India Stack: Plans for a Digital Government

Economic Times reports that over the past few weeks there has been considerable excitement over the passage of the Aadhaar Bill in parliament. While one section has hailed it as revolutionary, another section has been alarmed by the privacy and security risk this has brought about. I will not get into this debate, but highlight another aspect that is hugely exciting. With the passage of this bill, the concept around India Stack is slowly, but steadily becoming real. 

If we imagine India Stack as a pyramid, at the bottom is the Identification and authentication through Aadhaar, next is Digital Locker for documentation, then e-sign based on Aadhaar and on top of the stack is UPI (Unified Payment Interface) for payments. Therefore, to do any transaction we firstly need to establish the identity of the parties, which is being done by Aadhaar. We then need to authenticate documentation, which the Digital locker provides as the documents are directly pushed and authenticated by the issuer, e-sign lets the parties sign and lastly UPI enables the money movement. 

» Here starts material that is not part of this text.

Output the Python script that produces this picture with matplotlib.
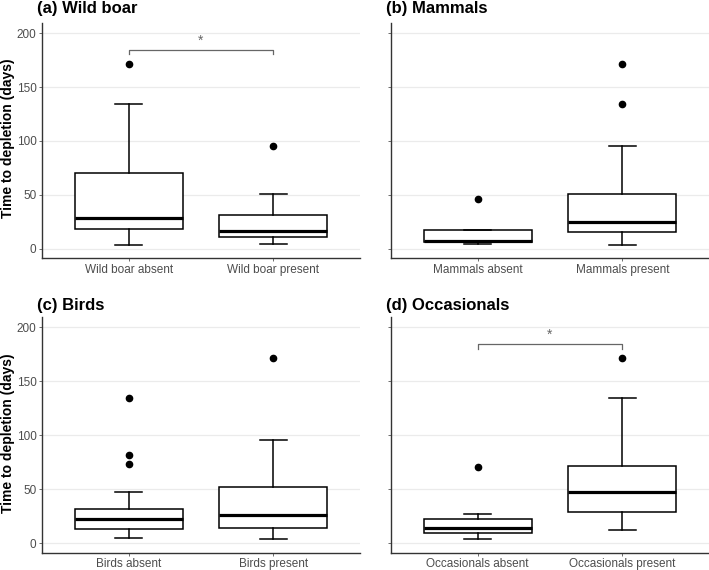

The genesis of India Stack and what it aims to do can be traced back to the Open API Policy that Government of India formulated in 2015. The policy stated that the Government envisaged making available services digitally accessible to citizens through multiple channels, such as web, mobile and common service delivery outlets. "To meet this objective, there is a need for an interoperable ecosystem of data, applications and processes which will make the right information available to the right user at the right time. Given the enormous advantages in this regard, there is a need to formulate a policy for the Government organizations in India to provide Open Application Programming Interfaces (APIs)," said the policy. 

So what is API? Application Program interface (API) for a layman is the code that tells the developer the correct way to programme his software or application so that it can communicate with other applications or operating systems. API helps one software or application to communicate and work with another app or software and decides what information will be transferred so that it works in a seamless manner. The problem till now was that even if government entities have their own software or systems to undertake a work, more often than not they were not compatible with each other. For example, every state electricity board will have its own software or application to reach out to customers, which were developed independently and it would be very difficult to get them to work together or "talk" to each other. With an open API, you will not only make sure the standards for software and app across electricity boards are similar and interoperable, but also provide avenues for a citizen to develop an app or software that can, for example, provide analytics and data.

What it does: Firstly, India Stack is creating a digital architecture for paperless and remote transactions. Despite the best efforts in going Digital, the documentary paper work that every individual, organization and the government has to maintain is humongous. Add to that, there are several layers of verifying each document, which includes getting it signed by a Gazetted officer among others. This has created layers and made the system very complex to navigate. India Stack has the power to become a principal repository that can provide services and enable transaction digitally and remotely. By connecting every individual through an authenticated digital network, interactions, applications and delivery of services will be targeted and faster. This will plug leakages, ensure timely availability of services and open a system where every individual will have the power to seek the services they desire and deserve. 

Perhaps, the biggest plus for India Stack is that it is an open source where anyone can build apps and services using the India Stack Back backbone. India's innovative and entrepreneurial bent of mind is well known and this will enable startups and even individuals to develop apps and services that look to make government services more efficient and easier to access.